▶ PROVIDED RECORDS

((

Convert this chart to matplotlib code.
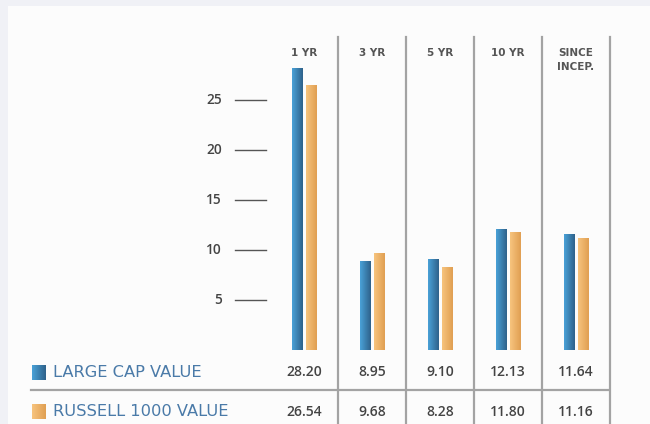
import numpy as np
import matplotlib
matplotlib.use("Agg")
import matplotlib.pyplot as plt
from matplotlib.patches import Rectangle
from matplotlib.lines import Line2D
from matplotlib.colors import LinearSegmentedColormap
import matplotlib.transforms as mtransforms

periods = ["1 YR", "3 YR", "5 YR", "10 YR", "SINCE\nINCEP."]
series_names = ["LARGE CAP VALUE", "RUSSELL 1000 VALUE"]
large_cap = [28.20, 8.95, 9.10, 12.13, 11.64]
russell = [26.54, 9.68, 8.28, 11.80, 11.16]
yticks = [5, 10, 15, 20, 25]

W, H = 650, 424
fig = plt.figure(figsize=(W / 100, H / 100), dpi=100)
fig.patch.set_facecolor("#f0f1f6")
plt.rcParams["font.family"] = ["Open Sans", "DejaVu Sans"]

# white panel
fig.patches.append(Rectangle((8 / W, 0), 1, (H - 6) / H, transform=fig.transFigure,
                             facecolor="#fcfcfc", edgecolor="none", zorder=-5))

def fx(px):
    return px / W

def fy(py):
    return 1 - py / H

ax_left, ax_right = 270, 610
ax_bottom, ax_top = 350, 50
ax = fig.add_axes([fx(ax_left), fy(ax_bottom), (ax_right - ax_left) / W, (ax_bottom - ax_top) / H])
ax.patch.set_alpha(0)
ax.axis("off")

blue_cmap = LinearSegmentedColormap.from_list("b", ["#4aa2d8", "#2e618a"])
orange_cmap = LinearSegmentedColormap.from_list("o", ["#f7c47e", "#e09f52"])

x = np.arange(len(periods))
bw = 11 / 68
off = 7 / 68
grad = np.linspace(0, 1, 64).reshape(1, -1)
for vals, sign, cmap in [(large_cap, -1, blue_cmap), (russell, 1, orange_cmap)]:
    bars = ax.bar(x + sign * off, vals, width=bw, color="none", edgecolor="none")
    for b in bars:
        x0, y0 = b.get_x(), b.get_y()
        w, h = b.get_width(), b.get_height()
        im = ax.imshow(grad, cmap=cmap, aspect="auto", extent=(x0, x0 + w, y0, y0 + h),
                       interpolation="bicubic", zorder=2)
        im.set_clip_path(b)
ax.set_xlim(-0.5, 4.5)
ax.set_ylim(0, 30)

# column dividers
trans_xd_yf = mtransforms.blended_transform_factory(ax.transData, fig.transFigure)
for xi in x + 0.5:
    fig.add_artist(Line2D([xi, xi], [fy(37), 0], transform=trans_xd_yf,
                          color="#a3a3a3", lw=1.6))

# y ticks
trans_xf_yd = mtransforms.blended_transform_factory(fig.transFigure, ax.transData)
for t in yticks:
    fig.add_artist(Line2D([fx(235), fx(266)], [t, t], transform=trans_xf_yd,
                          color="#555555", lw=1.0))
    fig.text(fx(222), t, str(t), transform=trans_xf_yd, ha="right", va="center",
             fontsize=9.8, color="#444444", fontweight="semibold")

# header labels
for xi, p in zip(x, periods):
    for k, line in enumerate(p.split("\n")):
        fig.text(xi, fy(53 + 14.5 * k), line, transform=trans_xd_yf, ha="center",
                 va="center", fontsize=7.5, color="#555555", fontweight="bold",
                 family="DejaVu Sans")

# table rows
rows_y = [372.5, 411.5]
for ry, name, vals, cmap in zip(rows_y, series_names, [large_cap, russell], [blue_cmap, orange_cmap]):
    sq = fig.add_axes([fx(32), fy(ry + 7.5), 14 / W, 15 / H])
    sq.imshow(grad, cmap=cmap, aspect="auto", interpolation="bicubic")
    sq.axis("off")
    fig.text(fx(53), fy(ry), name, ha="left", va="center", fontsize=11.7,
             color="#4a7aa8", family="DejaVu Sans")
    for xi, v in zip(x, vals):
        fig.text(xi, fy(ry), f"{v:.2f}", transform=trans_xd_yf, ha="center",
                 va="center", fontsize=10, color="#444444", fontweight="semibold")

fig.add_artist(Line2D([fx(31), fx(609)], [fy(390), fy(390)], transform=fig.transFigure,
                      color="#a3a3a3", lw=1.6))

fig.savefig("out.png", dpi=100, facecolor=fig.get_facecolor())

))
((

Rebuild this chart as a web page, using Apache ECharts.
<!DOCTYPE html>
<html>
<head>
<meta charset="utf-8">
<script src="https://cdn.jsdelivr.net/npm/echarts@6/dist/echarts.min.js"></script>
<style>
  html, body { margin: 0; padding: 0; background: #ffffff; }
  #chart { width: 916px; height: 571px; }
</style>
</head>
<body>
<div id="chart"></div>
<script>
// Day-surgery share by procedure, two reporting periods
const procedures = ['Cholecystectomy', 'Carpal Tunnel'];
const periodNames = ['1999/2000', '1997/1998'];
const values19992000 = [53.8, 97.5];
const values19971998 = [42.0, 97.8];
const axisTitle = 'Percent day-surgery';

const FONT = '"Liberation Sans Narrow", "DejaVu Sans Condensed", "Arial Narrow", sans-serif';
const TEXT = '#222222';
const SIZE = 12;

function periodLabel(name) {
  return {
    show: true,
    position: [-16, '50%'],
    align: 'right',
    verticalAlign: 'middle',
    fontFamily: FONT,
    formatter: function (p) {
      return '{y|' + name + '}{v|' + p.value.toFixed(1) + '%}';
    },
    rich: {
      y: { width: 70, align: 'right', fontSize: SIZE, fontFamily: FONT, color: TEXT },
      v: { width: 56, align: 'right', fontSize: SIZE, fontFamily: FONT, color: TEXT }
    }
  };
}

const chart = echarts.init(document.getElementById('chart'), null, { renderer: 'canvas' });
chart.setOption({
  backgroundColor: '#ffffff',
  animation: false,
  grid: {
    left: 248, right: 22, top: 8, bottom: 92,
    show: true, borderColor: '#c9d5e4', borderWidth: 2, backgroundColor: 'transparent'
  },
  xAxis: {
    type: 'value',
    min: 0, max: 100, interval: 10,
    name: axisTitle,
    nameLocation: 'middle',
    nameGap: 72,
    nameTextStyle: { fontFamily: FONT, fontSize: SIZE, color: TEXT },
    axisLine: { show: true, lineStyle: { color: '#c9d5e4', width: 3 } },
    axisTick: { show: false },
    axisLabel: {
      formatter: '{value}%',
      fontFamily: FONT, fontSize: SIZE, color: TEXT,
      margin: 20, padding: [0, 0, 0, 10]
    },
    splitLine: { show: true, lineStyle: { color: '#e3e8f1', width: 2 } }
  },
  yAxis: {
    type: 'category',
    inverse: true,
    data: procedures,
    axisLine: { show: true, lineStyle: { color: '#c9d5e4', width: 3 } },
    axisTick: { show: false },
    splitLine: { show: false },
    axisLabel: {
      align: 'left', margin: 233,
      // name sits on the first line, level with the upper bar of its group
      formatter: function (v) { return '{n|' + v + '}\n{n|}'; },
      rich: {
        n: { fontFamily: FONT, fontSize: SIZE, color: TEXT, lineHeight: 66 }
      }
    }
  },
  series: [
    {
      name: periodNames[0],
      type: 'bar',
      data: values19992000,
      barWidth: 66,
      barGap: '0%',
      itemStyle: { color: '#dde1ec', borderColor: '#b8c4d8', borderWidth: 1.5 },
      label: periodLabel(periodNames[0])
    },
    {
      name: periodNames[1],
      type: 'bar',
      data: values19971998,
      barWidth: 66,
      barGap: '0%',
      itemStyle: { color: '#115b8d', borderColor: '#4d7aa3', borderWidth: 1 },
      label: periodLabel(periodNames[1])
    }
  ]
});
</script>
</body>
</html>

))

▶ WHAT TO DO
Pictures stay out: repeat exactly only the lines from the one with "Convert this chart to matplotlib code." through the one with "yticks = [5, 10, 15, 20, 25]".

▶ OUTPUT
Convert this chart to matplotlib code.
import numpy as np
import matplotlib
matplotlib.use("Agg")
import matplotlib.pyplot as plt
from matplotlib.patches import Rectangle
from matplotlib.lines import Line2D
from matplotlib.colors import LinearSegmentedColormap
import matplotlib.transforms as mtransforms

periods = ["1 YR", "3 YR", "5 YR", "10 YR", "SINCE\nINCEP."]
series_names = ["LARGE CAP VALUE", "RUSSELL 1000 VALUE"]
large_cap = [28.20, 8.95, 9.10, 12.13, 11.64]
russell = [26.54, 9.68, 8.28, 11.80, 11.16]
yticks = [5, 10, 15, 20, 25]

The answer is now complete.